===== Provided data

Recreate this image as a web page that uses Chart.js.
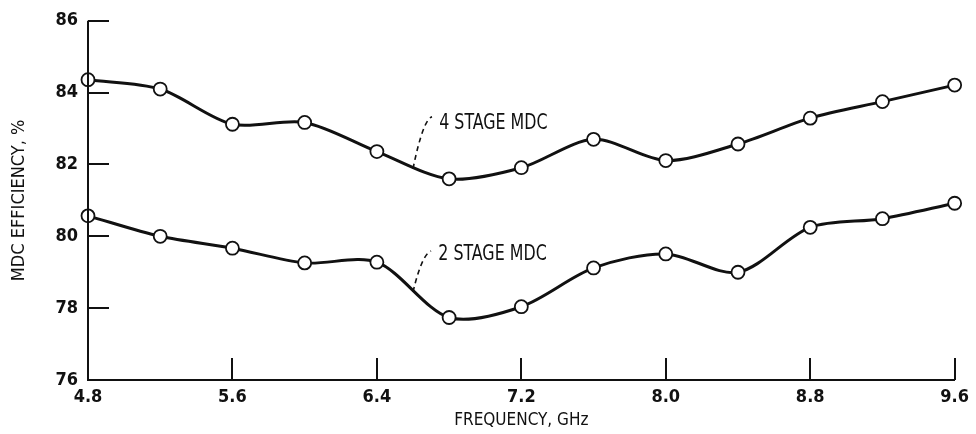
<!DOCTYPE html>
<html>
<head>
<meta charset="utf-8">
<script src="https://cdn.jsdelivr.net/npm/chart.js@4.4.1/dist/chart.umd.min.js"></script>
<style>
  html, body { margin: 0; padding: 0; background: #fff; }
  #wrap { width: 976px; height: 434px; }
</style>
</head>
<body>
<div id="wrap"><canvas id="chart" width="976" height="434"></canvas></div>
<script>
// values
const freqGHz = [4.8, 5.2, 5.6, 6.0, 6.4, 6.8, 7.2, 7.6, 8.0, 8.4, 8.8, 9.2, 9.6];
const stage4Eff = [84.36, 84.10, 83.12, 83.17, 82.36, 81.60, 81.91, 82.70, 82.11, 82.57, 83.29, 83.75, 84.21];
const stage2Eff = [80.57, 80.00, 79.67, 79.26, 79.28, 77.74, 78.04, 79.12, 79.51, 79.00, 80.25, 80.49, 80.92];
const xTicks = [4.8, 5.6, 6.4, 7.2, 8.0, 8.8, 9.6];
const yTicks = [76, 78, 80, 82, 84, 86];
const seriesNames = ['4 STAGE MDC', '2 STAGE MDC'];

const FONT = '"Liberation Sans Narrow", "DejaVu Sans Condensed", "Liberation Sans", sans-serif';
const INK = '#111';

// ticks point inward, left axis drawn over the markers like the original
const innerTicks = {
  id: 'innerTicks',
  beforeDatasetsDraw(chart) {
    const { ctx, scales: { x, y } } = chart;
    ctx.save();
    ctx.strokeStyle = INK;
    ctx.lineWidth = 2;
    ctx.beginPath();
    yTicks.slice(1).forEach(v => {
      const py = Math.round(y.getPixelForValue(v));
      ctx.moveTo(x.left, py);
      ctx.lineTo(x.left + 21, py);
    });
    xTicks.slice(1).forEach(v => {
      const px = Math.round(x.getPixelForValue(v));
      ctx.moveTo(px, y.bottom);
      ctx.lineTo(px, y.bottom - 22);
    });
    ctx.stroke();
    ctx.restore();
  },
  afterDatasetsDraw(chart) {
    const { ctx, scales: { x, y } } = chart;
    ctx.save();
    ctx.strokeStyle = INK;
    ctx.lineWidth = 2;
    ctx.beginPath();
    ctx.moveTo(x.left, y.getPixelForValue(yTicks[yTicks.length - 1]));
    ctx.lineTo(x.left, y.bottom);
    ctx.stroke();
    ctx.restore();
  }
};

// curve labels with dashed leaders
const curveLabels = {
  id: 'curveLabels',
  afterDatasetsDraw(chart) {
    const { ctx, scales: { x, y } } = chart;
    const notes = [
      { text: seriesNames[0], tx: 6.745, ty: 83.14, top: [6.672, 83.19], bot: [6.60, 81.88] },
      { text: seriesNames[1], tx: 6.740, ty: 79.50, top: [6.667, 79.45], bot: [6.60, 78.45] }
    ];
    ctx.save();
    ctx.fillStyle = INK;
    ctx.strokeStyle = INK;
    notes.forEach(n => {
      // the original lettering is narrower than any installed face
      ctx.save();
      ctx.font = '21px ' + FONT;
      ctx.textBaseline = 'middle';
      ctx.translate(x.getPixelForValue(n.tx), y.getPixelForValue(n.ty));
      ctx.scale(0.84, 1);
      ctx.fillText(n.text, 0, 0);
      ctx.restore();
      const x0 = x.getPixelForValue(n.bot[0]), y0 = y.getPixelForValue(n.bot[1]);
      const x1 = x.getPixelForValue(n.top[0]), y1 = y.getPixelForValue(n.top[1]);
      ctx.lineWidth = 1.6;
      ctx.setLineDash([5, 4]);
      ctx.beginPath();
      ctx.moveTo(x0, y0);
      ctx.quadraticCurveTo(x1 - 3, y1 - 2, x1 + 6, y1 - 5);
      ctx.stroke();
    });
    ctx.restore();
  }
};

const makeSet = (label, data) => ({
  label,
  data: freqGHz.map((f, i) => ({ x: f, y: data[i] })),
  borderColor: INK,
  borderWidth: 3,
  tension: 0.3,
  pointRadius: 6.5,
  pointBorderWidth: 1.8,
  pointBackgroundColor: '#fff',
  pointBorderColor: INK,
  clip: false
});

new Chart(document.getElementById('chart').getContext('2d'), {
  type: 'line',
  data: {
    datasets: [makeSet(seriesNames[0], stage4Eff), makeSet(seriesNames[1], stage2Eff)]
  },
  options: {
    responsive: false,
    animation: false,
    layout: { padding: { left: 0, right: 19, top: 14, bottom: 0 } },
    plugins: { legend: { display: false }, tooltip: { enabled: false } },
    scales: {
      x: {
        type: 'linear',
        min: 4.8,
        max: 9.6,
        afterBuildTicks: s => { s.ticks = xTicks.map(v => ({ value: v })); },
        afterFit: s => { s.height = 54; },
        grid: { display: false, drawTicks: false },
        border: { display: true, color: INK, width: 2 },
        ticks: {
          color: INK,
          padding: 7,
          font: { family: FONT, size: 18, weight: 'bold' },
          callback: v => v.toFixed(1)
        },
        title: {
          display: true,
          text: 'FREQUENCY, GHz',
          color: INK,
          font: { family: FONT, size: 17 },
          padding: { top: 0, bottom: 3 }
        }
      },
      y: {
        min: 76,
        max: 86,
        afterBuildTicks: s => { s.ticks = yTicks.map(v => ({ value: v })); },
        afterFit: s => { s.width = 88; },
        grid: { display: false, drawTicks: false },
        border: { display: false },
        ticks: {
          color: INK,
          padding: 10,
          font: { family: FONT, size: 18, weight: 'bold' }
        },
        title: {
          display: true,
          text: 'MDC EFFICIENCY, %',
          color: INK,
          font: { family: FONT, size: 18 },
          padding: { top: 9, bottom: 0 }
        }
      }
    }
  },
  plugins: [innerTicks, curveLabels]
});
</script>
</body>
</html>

==========

[What you need to do] Leave out the pictures and repeat the lines from the start of the material through the line with "const INK = '#111';", inclusive.

[Solution to this problem]
Recreate this image as a web page that uses Chart.js.
<!DOCTYPE html>
<html>
<head>
<meta charset="utf-8">
<script src="https://cdn.jsdelivr.net/npm/chart.js@4.4.1/dist/chart.umd.min.js"></script>
<style>
  html, body { margin: 0; padding: 0; background: #fff; }
  #wrap { width: 976px; height: 434px; }
</style>
</head>
<body>
<div id="wrap"><canvas id="chart" width="976" height="434"></canvas></div>
<script>
// values
const freqGHz = [4.8, 5.2, 5.6, 6.0, 6.4, 6.8, 7.2, 7.6, 8.0, 8.4, 8.8, 9.2, 9.6];
const stage4Eff = [84.36, 84.10, 83.12, 83.17, 82.36, 81.60, 81.91, 82.70, 82.11, 82.57, 83.29, 83.75, 84.21];
const stage2Eff = [80.57, 80.00, 79.67, 79.26, 79.28, 77.74, 78.04, 79.12, 79.51, 79.00, 80.25, 80.49, 80.92];
const xTicks = [4.8, 5.6, 6.4, 7.2, 8.0, 8.8, 9.6];
const yTicks = [76, 78, 80, 82, 84, 86];
const seriesNames = ['4 STAGE MDC', '2 STAGE MDC'];

const FONT = '"Liberation Sans Narrow", "DejaVu Sans Condensed", "Liberation Sans", sans-serif';
const INK = '#111';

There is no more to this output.